"""

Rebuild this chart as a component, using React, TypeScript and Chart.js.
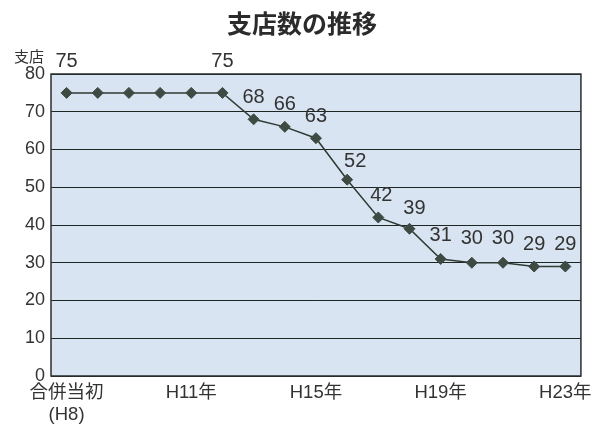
import React, { useEffect, useRef } from 'react';
import { Chart, registerables } from 'chart.js';

Chart.register(...registerables);

const title = '支店数の推移';
const yAxisTitle = '支店';
const tickLabels: (string | string[])[] = [
  ['合併当初', '(H8)'], '', '', '', 'H11年', '', '', '', 'H15年', '', '', '', 'H19年', '', '', '', 'H23年',
];
const branchCounts = [75, 75, 75, 75, 75, 75, 68, 66, 63, 52, 42, 39, 31, 30, 30, 29, 29];
const showValue = [true, false, false, false, false, true, true, true, true, true, true, true, true, true, true, true, true];
const yMin = 0;
const yMax = 80;
const yStep = 10;

const LATIN = "'Liberation Sans', 'Noto Sans CJK JP', sans-serif";
const CJK = "'Noto Sans CJK JP', sans-serif";

const decorPlugin = {
  id: 'decor',
  beforeDraw(chart: any) {
    const { ctx, chartArea } = chart;
    ctx.save();
    ctx.fillStyle = '#d8e4f1';
    ctx.fillRect(chartArea.left, chartArea.top, chartArea.right - chartArea.left, chartArea.bottom - chartArea.top);
    ctx.restore();
  },
  afterDraw(chart: any) {
    const { ctx, chartArea } = chart;
    ctx.save();
    ctx.strokeStyle = '#2a2f2e';
    ctx.lineWidth = 1.5;
    ctx.strokeRect(chartArea.left, chartArea.top, chartArea.right - chartArea.left, chartArea.bottom - chartArea.top);
    ctx.fillStyle = '#2b2b2b';
    ctx.textAlign = 'center';
    ctx.textBaseline = 'middle';
    ctx.font = `bold 25px ${CJK}`;
    ctx.fillText(title, 302, 23);
    ctx.font = `15px ${CJK}`;
    ctx.fillStyle = '#333';
    ctx.fillText(yAxisTitle, 29, 56);
    ctx.restore();
  },
};

const valueLabelPlugin = {
  id: 'valueLabels',
  afterDatasetsDraw(chart: any) {
    const { ctx } = chart;
    const meta = chart.getDatasetMeta(0);
    const offsets: Record<number, [number, number]> = {
      0: [0, 31], 5: [0, 31], 9: [8, 18], 10: [3, 22], 11: [5, 20], 12: [0, 23], 13: [0, 24], 14: [0, 24],
    };
    ctx.save();
    ctx.fillStyle = '#333';
    ctx.font = `20px ${LATIN}`;
    ctx.textAlign = 'center';
    ctx.textBaseline = 'middle';
    meta.data.forEach((pt: any, i: number) => {
      if (!showValue[i]) return;
      const [dx, dy] = offsets[i] || [0, 22];
      ctx.fillText(String(branchCounts[i]), pt.x + dx, pt.y - dy);
    });
    ctx.restore();
  },
};

export default function App() {
  const canvasRef = useRef<HTMLCanvasElement | null>(null);

  useEffect(() => {
    if (!canvasRef.current) return;
    const chart = new Chart(canvasRef.current, {
      type: 'line',
      data: {
        labels: tickLabels as any,
        datasets: [
          {
            data: branchCounts,
            borderColor: '#2f3a35',
            borderWidth: 1.5,
            pointStyle: 'rectRot',
            pointRadius: 5.5,
            pointBackgroundColor: '#3d4b43',
            pointBorderColor: '#3d4b43',
            pointBorderWidth: 1,
            tension: 0,
          },
        ],
      },
      options: {
        animation: false,
        responsive: false,
        maintainAspectRatio: false,
        layout: { padding: { top: 74, right: 15, bottom: 0, left: 0 } },
        plugins: {
          legend: { display: false },
          title: { display: false },
          tooltip: { enabled: false },
        },
        scales: {
          x: {
            offset: true,
            grid: { display: false, drawTicks: false },
            border: { display: false },
            ticks: {
              autoSkip: false,
              maxRotation: 0,
              padding: 6,
              color: '#333',
              font: { size: 18.5, family: LATIN, lineHeight: 1.2 },
            },
            afterFit(scale: any) {
              scale.height = 52;
            },
          },
          y: {
            min: yMin,
            max: yMax,
            grid: { color: '#1e2624', lineWidth: 1, drawTicks: false },
            border: { display: false },
            ticks: {
              stepSize: yStep,
              padding: 6,
              color: '#333',
              font: { size: 18, family: LATIN },
            },
            afterFit(scale: any) {
              scale.width = 51;
            },
          },
        },
      },
      plugins: [decorPlugin, valueLabelPlugin],
    });
    return () => chart.destroy();
  }, []);

  return (
    <div style={{ position: 'fixed', left: 0, top: 0, width: 598, height: 428, background: '#fff' }}>
      <canvas ref={canvasRef} width={598} height={428} style={{ width: 598, height: 428 }} />
    </div>
  );
}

"""

Stated problem: Repeat the lines exactly as they stand, from the opening line of the data through the line with "Chart.register(...registerables);". Pictures stay out of the copy.

Task solution:
Rebuild this chart as a component, using React, TypeScript and Chart.js.
import React, { useEffect, useRef } from 'react';
import { Chart, registerables } from 'chart.js';

Chart.register(...registerables);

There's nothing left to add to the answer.